Basement features in this area are clearly expressed in gravity and magnetic data. Their primary expression is as alternating relatively intense highs and lows that are fundamentally intrabasement lithologic contrasts. Because of the demonstrable reactivation of these lithologic contacts as structures, we can make some predictions about possible structural development in other, less obvious areas.
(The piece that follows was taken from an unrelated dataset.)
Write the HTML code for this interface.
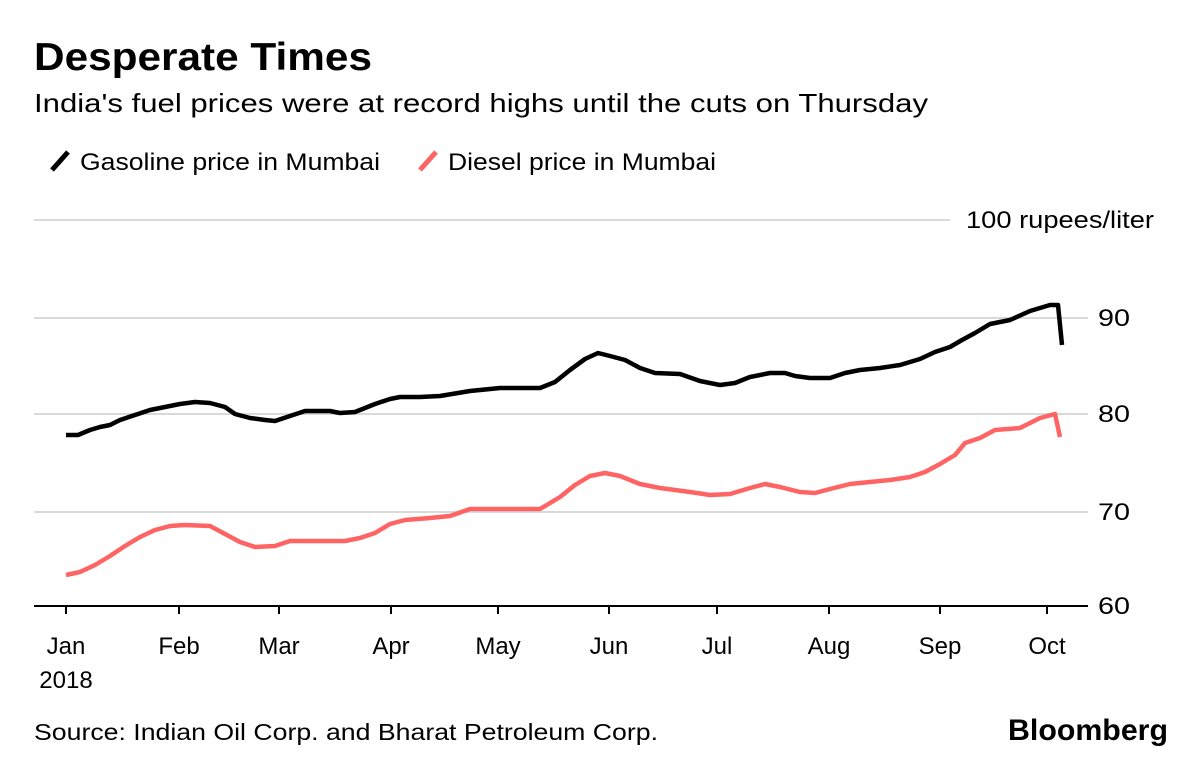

The Cedar Creek Anticline (gravity map at right) is a prime example that shows repeated rejuvenation of an Archean lithologic contact — possibly the contact that marks the edge of the Wyoming Craton. The Cedar Creek feature was a fault by late Silurian time (Clement, 1986), and it had a significant impact on paleotopography and facies during Mississippian time. The Laramide down-to-the-southwest fault along this line juxtaposes relatively magnetic material on the downthrown side of the fault; the magnetic high there correlates with a gravity low. Analogs to the Cedar Creek basement feature can be identified in several locations in the Basin.
Ordovician Red River facies trends may be affected by basement features similar to those at Cedar Creek.
The Nesson Anticline also follows old basement lithologic boundaries. Its north-south trend indicates that the contacts are part of the Trans-Hudson Orogen. The magnetic anomaly at Nesson Field comes from an intrabasement source, about 8,000 feet deeper than the Precambrian basement surface. This indicates that the Nesson structure extends well into the basement. Details of the geometry of the Nesson Field complex are visible in magnetic data. Possible analogs to Nesson are all smaller and deeper in terms of basement tectonics.
Subtle northeast-trending disruptions in the gravity and magnetic data correlate with lines of small fields and may be related to facies such as oolite shoals in the Mississippian carbonates. Basement tectonics, inferred from gravity and magnetics, can be used as a guide to exploration in many if not all parts of the multiple plays present in the Williston Basin.